To gather data on tuna migration, Boustany and scientists from Monterey Bay Aquarium, Stanford and Harvard universities and the National Museum of Natural History, as well as from Japan, spend long days on boats, sometimes in rough conditions, to tag tuna and collect tissue samples for testing.

An equally big challenge is persuading fisheries to revamp tuna management practices.

“Any time you are talking about changing how fish are managed, it usually means affecting people’s livelihoods,” Boustany said. “And that means you can face a lot of resistance to change, especially if those changes to management mean that fishers should be catching fewer fish.

“This makes for complicated and intense fisheries management meetings with strong vested interests by most of the participants, and navigating this process can take more effort and time than the original science that fed into the process,” he added.

A school of Pacific bluefin tuna. (NOAA)

To achieve the targets agreed to in South Korea this month, nations must monitor the tuna population’s recovery and more closely track Pacific fisheries to ensure illegally caught tuna don’t make it to market.

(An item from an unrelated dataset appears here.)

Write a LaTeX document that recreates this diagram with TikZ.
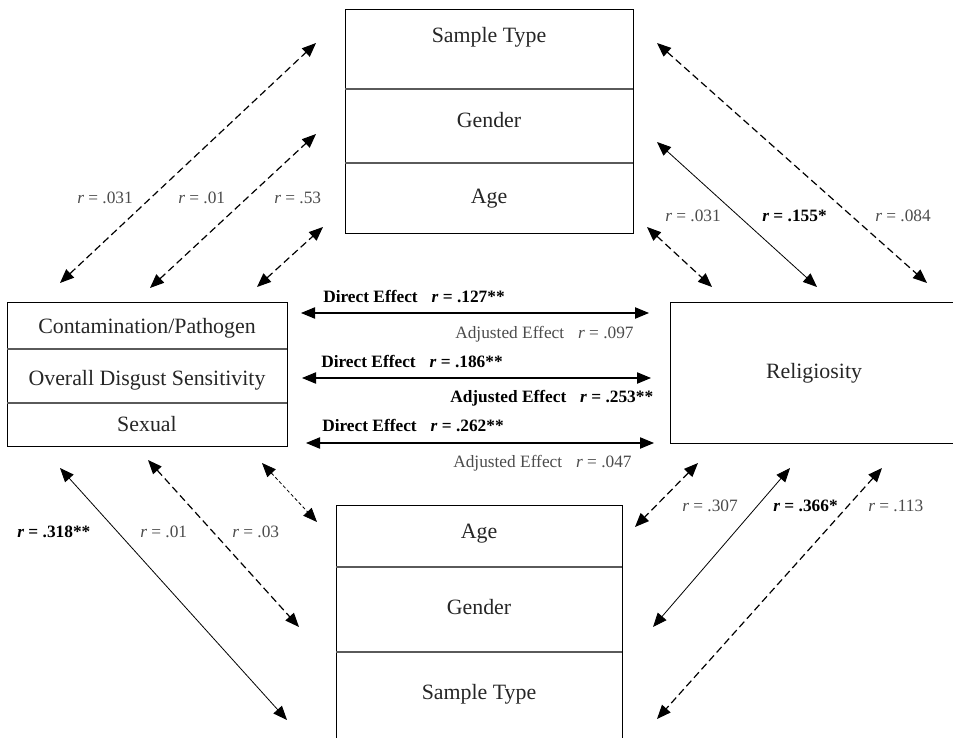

“This is a significant and encouraging departure from the previous stance of this Commission,” Margaret Spring, chief conservation officer at the Monterey Bay Aquarium, said in a statement. “If it is implemented appropriately, it will recover the population.

“This will require all Pacific nations to follow through on their responsibilities – especially to comply with and enforce fishing quotas, monitor their catches and invest in additional research to advance our understanding of the basic biology and migration routes of Pacific bluefin tuna,” she added.

Bluefin tuna conservation expert Carl Safina, founder of the nonprofit Safina Center in New York, said the Commission’s decision was a step in the right direction, but it is nowhere near ambitious enough to ensure recovery of tuna populations.

He said the goal for Pacific bluefin tuna should be like that for most other fish, what fishing managers call a “full recovery.” That’s the number necessary to reach the “maximum sustainable yield” – taking as many tuna as possible without threatening the survival of the species. That target typically is around 60 percent of a fish’s historic population before industrial fishing began.

Safina added that it’s difficult to enforce international catch limits. He points to Japan, which has been accused of underreporting its fishing vessels’ hauls of southern bluefin tuna, a closely related species. And earlier this year, Japan exceeded an international catch quota on Pacific bluefin.

While science is important, Safina said that knowing more about tuna’s life histories alone won’t help conserve them.

“The problem is with us, not them,” he said. “What is unknown is whether they can really rebuild at this point. And how fast. Other than that, we know what’s needed: There is too much fishing, and there needs to be a lot less fishing.”

Disclosure: The writer previously received a conservation fellowship from the Safina Center.